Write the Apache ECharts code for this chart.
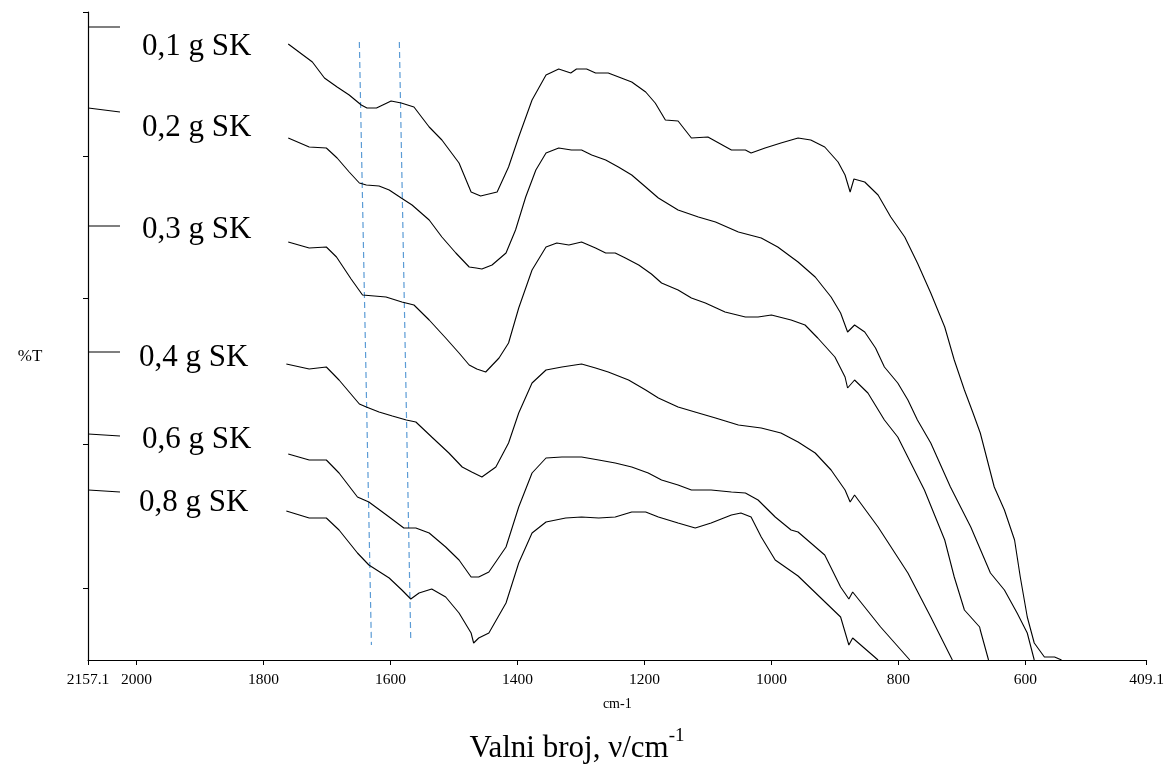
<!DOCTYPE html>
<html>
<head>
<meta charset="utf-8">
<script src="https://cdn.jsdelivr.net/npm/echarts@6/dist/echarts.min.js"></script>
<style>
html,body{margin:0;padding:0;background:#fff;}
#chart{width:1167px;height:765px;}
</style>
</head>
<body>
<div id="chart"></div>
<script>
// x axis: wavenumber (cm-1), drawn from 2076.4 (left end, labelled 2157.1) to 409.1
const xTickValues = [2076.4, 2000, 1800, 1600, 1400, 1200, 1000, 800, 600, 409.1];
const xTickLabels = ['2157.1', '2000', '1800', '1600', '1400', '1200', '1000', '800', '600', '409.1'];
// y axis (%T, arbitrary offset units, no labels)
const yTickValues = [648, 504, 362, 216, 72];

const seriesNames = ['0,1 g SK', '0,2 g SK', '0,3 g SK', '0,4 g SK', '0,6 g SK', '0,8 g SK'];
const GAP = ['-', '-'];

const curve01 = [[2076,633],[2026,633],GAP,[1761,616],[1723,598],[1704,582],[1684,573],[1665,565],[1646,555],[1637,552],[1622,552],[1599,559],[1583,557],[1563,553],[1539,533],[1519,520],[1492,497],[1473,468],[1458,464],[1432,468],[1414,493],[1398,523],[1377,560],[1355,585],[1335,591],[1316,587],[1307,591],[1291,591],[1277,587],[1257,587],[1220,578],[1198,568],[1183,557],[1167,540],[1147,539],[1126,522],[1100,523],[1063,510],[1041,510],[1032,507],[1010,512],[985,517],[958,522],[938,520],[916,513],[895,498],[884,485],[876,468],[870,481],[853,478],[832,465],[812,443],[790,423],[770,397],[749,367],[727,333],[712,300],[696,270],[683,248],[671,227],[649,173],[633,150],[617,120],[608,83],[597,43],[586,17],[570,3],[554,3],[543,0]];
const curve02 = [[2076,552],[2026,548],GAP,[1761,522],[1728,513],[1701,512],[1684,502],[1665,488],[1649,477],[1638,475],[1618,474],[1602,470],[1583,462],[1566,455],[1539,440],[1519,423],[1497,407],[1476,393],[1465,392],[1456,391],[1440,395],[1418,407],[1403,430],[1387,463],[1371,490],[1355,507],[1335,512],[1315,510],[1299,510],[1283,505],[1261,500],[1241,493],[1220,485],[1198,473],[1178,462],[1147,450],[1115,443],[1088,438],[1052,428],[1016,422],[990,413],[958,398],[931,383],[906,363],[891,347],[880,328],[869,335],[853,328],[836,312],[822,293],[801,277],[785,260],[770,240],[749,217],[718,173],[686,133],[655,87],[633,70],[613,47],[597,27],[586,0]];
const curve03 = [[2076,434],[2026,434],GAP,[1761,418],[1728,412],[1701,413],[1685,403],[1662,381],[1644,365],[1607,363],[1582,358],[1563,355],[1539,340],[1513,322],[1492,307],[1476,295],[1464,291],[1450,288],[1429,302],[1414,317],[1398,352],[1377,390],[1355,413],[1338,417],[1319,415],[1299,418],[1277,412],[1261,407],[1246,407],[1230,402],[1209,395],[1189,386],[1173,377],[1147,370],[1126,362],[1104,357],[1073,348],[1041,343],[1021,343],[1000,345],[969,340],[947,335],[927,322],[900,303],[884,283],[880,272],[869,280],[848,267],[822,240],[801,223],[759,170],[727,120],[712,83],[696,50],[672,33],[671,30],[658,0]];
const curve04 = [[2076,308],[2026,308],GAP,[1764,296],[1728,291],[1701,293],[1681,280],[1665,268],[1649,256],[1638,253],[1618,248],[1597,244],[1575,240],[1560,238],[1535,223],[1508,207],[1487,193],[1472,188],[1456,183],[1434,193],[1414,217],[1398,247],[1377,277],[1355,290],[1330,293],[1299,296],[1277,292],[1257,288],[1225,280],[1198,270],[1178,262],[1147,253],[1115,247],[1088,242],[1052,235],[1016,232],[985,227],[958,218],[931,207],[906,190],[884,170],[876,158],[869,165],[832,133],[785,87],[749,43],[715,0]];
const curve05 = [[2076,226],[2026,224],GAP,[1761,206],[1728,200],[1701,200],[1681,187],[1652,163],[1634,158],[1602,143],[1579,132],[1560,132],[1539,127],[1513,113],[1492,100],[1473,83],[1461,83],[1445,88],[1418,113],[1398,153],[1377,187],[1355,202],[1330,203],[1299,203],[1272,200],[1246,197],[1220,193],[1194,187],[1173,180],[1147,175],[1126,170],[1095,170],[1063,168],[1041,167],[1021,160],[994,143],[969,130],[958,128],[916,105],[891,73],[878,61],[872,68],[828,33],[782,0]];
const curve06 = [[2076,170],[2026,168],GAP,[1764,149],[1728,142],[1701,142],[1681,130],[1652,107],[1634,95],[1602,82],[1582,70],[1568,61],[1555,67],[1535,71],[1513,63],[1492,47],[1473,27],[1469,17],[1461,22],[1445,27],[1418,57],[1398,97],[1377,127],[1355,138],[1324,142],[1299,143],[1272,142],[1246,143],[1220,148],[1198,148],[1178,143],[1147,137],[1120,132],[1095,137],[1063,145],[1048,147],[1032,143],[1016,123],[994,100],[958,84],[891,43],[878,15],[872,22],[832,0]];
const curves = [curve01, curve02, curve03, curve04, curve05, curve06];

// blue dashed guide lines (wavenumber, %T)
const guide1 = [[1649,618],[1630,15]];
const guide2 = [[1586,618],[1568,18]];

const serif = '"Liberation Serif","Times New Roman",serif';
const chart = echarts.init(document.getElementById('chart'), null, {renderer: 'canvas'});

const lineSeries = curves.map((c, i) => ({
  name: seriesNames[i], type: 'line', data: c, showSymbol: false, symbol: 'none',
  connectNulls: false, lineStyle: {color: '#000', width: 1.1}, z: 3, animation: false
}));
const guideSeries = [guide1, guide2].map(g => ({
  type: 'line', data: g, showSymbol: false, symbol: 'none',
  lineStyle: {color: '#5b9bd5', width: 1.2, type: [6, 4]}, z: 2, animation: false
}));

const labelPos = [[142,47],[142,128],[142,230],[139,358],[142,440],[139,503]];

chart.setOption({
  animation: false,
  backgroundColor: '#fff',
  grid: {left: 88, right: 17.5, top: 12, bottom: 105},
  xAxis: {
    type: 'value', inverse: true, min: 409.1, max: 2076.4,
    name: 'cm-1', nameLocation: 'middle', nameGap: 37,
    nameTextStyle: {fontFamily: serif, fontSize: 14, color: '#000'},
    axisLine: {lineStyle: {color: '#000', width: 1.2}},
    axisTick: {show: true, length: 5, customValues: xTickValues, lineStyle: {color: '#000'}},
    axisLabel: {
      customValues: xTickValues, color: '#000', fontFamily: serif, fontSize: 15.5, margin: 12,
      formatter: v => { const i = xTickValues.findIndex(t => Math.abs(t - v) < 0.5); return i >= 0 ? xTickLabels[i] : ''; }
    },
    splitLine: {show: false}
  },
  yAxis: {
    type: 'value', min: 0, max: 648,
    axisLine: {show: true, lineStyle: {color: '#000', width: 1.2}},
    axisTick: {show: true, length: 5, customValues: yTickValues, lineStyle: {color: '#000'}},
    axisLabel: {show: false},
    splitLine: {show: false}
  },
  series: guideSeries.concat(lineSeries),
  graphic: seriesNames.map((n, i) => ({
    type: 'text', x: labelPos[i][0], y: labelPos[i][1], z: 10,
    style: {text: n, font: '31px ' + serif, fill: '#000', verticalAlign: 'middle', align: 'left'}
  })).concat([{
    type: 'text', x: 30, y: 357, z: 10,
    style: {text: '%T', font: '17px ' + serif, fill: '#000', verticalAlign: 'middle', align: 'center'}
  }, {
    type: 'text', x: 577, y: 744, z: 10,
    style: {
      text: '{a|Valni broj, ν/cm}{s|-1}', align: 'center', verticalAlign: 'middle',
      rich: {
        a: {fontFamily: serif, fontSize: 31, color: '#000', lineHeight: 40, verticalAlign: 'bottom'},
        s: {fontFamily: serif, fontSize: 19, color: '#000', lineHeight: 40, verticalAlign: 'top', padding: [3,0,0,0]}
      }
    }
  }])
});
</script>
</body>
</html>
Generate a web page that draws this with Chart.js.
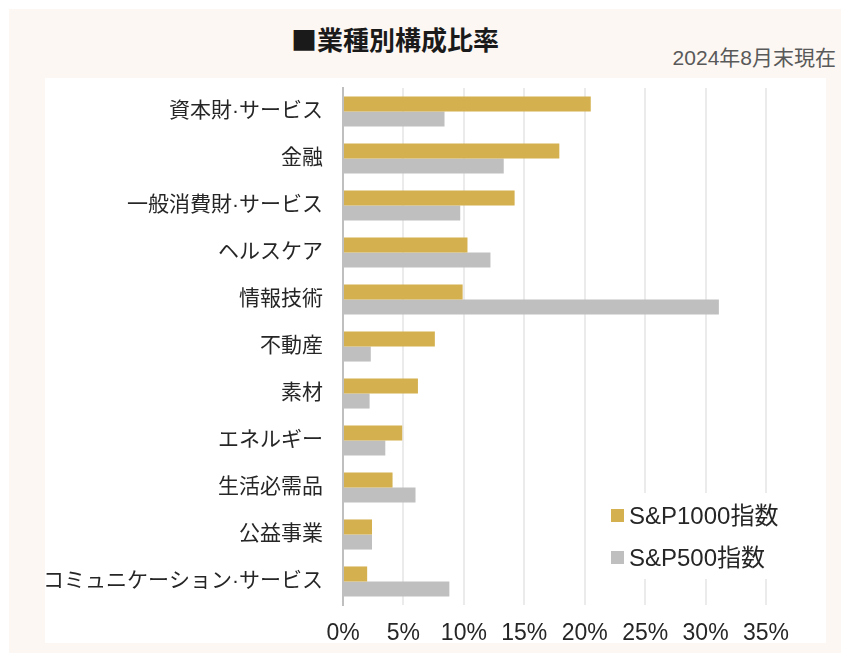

+ + + + +

Requirement: Begin with the first line of the entries above and write out each line exactly, ending with the line containing "const GAP = ['-', '-'];". Leave out pictures.

The result:
Write the Apache ECharts code for this chart.
<!DOCTYPE html>
<html>
<head>
<meta charset="utf-8">
<script src="https://cdn.jsdelivr.net/npm/echarts@6/dist/echarts.min.js"></script>
<style>
html,body{margin:0;padding:0;background:#fff;}
#chart{width:1167px;height:765px;}
</style>
</head>
<body>
<div id="chart"></div>
<script>
// x axis: wavenumber (cm-1), drawn from 2076.4 (left end, labelled 2157.1) to 409.1
const xTickValues = [2076.4, 2000, 1800, 1600, 1400, 1200, 1000, 800, 600, 409.1];
const xTickLabels = ['2157.1', '2000', '1800', '1600', '1400', '1200', '1000', '800', '600', '409.1'];
// y axis (%T, arbitrary offset units, no labels)
const yTickValues = [648, 504, 362, 216, 72];

const seriesNames = ['0,1 g SK', '0,2 g SK', '0,3 g SK', '0,4 g SK', '0,6 g SK', '0,8 g SK'];
const GAP = ['-', '-'];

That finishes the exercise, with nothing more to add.